D'autant que les réacteurs sont au cœur d'enceintes prévues pour contenir d'éventuelles radiations et fuites nucléaires. Mais la pose d'engins similaires à des engins explosifs sur les réacteurs 3 et 4 inquiète : selon Bruno Comby, "il y a de grandes portes pour rentrer dans les enceintes de confinement qui sont un peu comme des portes de sous-marin en acier très épaisses.

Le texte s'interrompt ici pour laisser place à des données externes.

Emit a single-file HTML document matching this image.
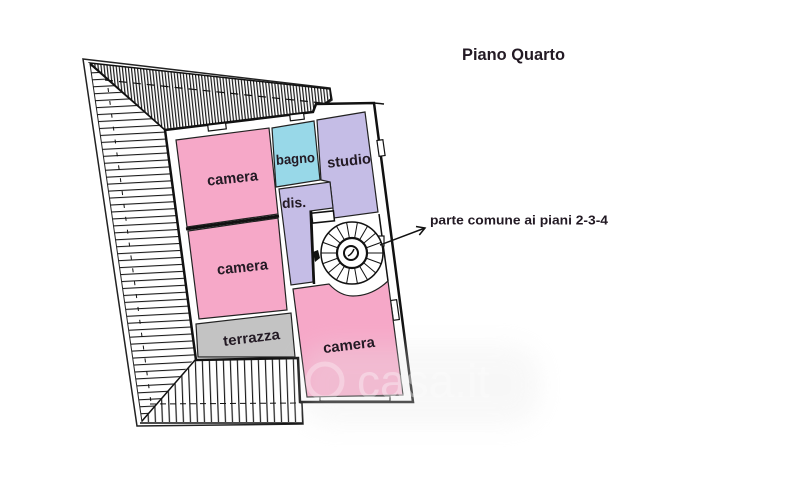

Mais elles ne sont pas faites pour résister à des explosifs du type de ceux qui ont fait, par exemple, exploser le barrage du lac de Kakhovka". L'armée ukrainienne, elle, s'est voulue plus rassurante mardi, affirmant que la détonation de ces engins "ne devrait pas endommager les générateurs" mais "donner l'impression de bombardements depuis le côté ukrainien", permettant à Moscou de "faire de la désinformation sur ce sujet".

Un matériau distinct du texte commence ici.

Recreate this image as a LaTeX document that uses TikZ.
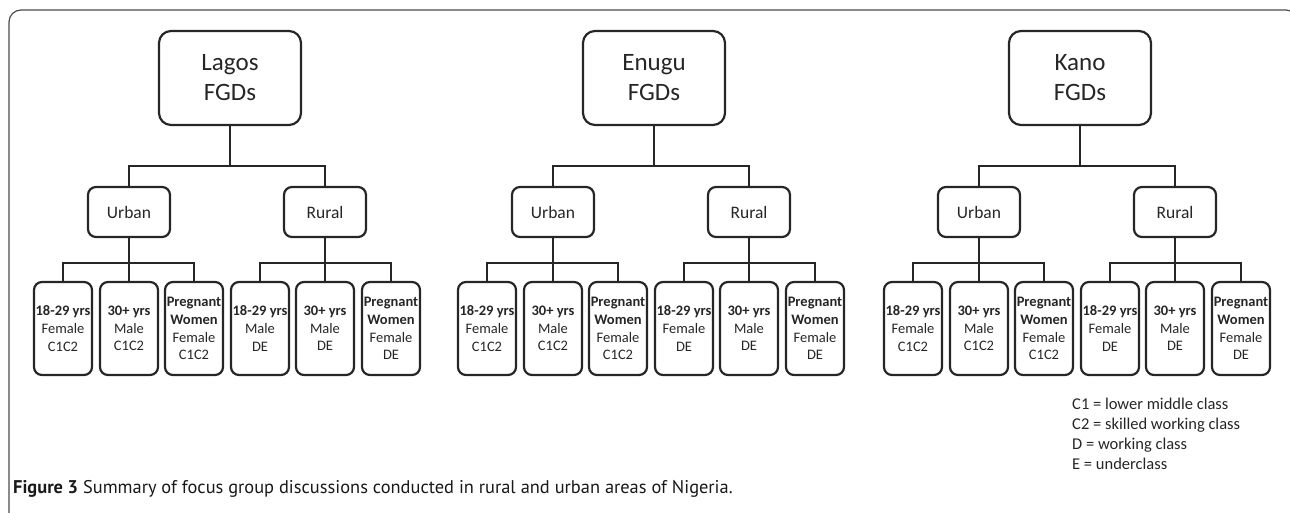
\documentclass[tikz,border=0pt]{standalone}
\usepackage{fontspec}
\setmainfont{Carlito}
\newfontfamily\captionfont{PT Sans}
\usepackage{tikz}
\usetikzlibrary{shapes}
\tikzstyle{city} = [rectangle, rounded corners=12pt, minimum width=142pt, minimum height=94pt, align=center, draw=black!85, line width=2.2pt, text=black!85, font=\fontsize{25}{30}\selectfont]
\tikzstyle{area} = [rectangle, rounded corners=8pt, minimum width=82pt, minimum height=50pt, align=center, draw=black!85, line width=2.2pt, text=black!85, font=\fontsize{17.5}{21}\selectfont]
\tikzstyle{group} = [rectangle, rounded corners=8pt, minimum width=58pt, minimum height=93pt, inner sep=1pt, align=center, draw=black!85, line width=2.2pt, text=black!85, font=\fontsize{14.5}{17.7}\selectfont]
\tikzstyle{link} = [line width=2.4pt, draw=black!85]
\tikzstyle{frame} = [line width=1.2pt, draw=black!70, rounded corners=12pt]

\begin{document}
\begin{tikzpicture}[x=1pt, y=-1pt]

    \clip (0,0) rectangle (1290,513);
    \draw[frame] (9,520) -- (9,10) -- (1298,10) -- (1298,40);

    % Lagos
    \node(LA)[city] at (230,78) {Lagos\\FGDs};
    \node(LAU)[area] at (129,212) {Urban};
    \node(LAR)[area] at (325,212) {Rural};
    \node(LAU1)[group] at (63,328.5) {\textbf{18-29 yrs}\\Female\\C1C2};
    \node(LAU2)[group] at (129,328.5) {\textbf{30+ yrs}\\Male\\C1C2};
    \node(LAU3)[group] at (194,328.5) {\textbf{Pregnant}\\\textbf{Women}\\Female\\C1C2};
    \node(LAR1)[group] at (260,328.5) {\textbf{18-29 yrs}\\Male\\DE};
    \node(LAR2)[group] at (325,328.5) {\textbf{30+ yrs}\\Male\\DE};
    \node(LAR3)[group] at (391,328.5) {\textbf{Pregnant}\\\textbf{Women}\\Female\\DE};
    \draw[link] (LA.south) -- ++(0,40) -| (LAU.north) (LA.south) -- ++(0,40) -| (LAR.north);
    \draw[link] (LAU.south) -- ++(0,25) -| (LAU1.north) (LAU.south) -- (LAU2.north)
                (LAU.south) -- ++(0,25) -| (LAU3.north);
    \draw[link] (LAR.south) -- ++(0,25) -| (LAR1.north) (LAR.south) -- (LAR2.north)
                (LAR.south) -- ++(0,25) -| (LAR3.north);

    % Enugu
    \node(EN)[city] at (654,78) {Enugu\\FGDs};
    \node(ENU)[area] at (553,212) {Urban};
    \node(ENR)[area] at (749,212) {Rural};
    \node(ENU1)[group] at (487,328.5) {\textbf{18-29 yrs}\\Female\\C1C2};
    \node(ENU2)[group] at (553,328.5) {\textbf{30+ yrs}\\Male\\C1C2};
    \node(ENU3)[group] at (618,328.5) {\textbf{Pregnant}\\\textbf{Women}\\Female\\C1C2};
    \node(ENR1)[group] at (684,328.5) {\textbf{18-29 yrs}\\Female\\DE};
    \node(ENR2)[group] at (749,328.5) {\textbf{30+ yrs}\\Male\\DE};
    \node(ENR3)[group] at (815,328.5) {\textbf{Pregnant}\\\textbf{Women}\\Female\\DE};
    \draw[link] (EN.south) -- ++(0,40) -| (ENU.north) (EN.south) -- ++(0,40) -| (ENR.north);
    \draw[link] (ENU.south) -- ++(0,25) -| (ENU1.north) (ENU.south) -- (ENU2.north)
                (ENU.south) -- ++(0,25) -| (ENU3.north);
    \draw[link] (ENR.south) -- ++(0,25) -| (ENR1.north) (ENR.south) -- (ENR2.north)
                (ENR.south) -- ++(0,25) -| (ENR3.north);

    % Kano
    \node(KA)[city] at (1080,78) {Kano\\FGDs};
    \node(KAU)[area] at (979,212) {Urban};
    \node(KAR)[area] at (1175,212) {Rural};
    \node(KAU1)[group] at (913,328.5) {\textbf{18-29 yrs}\\Female\\C1C2};
    \node(KAU2)[group] at (979,328.5) {\textbf{30+ yrs}\\Male\\C1C2};
    \node(KAU3)[group] at (1044,328.5) {\textbf{Pregnant}\\\textbf{Women}\\Female\\C1C2};
    \node(KAR1)[group] at (1110,328.5) {\textbf{18-29 yrs}\\Female\\DE};
    \node(KAR2)[group] at (1175,328.5) {\textbf{30+ yrs}\\Male\\DE};
    \node(KAR3)[group] at (1241,328.5) {\textbf{Pregnant}\\\textbf{Women}\\Female\\DE};
    \draw[link] (KA.south) -- ++(0,40) -| (KAU.north) (KA.south) -- ++(0,40) -| (KAR.north);
    \draw[link] (KAU.south) -- ++(0,25) -| (KAU1.north) (KAU.south) -- (KAU2.north)
                (KAU.south) -- ++(0,25) -| (KAU3.north);
    \draw[link] (KAR.south) -- ++(0,25) -| (KAR1.north) (KAR.south) -- (KAR2.north)
                (KAR.south) -- ++(0,25) -| (KAR3.north);

    % legend and caption
    \node(legend)[anchor=north west, align=left, inner sep=0pt, text=black!85, font=\fontsize{16.5}{20}\selectfont]
        at (1072,398) {C1 = lower middle class\\C2 = skilled working class\\D = working class\\E = underclass};
    \node(caption)[anchor=base west, inner sep=0pt, text=black!90, font=\captionfont\fontsize{18.4}{22}\selectfont]
        at (13,493) {\textbf{Figure 3} Summary of focus group discussions conducted in rural and urban areas of Nigeria.};

\end{tikzpicture}
\end{document}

Des risques qui sont d'ailleurs aujourd'hui balayés par certains experts. Sur LCI, l'enseignante-chercheuse en physique nucléaire au Cnam, Emmanuelle Galichet, a estimé que les Russes ne prendraient pas le risque de transformer Zaporijia "en bombe". "Cette centrale, on le déplore, c'est aujourd'hui la leur et ils vont vouloir l'utiliser pour la production d'électricité", détaille l'experte qui assure par ailleurs que, pour provoquer des fuites, il faudrait remettre en route les réacteurs de la centrale, "ce qui prendra au moins une semaine".
Pourquoi ça inquiète
Si la centrale de Zaporijia revient au cœur des préoccupations, c'est que les Russes n'ont pas hésité ces derniers mois à viser des infrastructures critiques face à l'Ukraine, comme le barrage de Kakhovka début juin, censé assurer la pérennité du bassin servant à refroidir les six réacteurs de la centrale. Par ailleurs, depuis mars 2022, celle-ci a été visée par des tirs et a été coupée du réseau électrique à plusieurs reprises. Selon Kiev, la Russie a également placé des troupes et des armes dans son enceinte.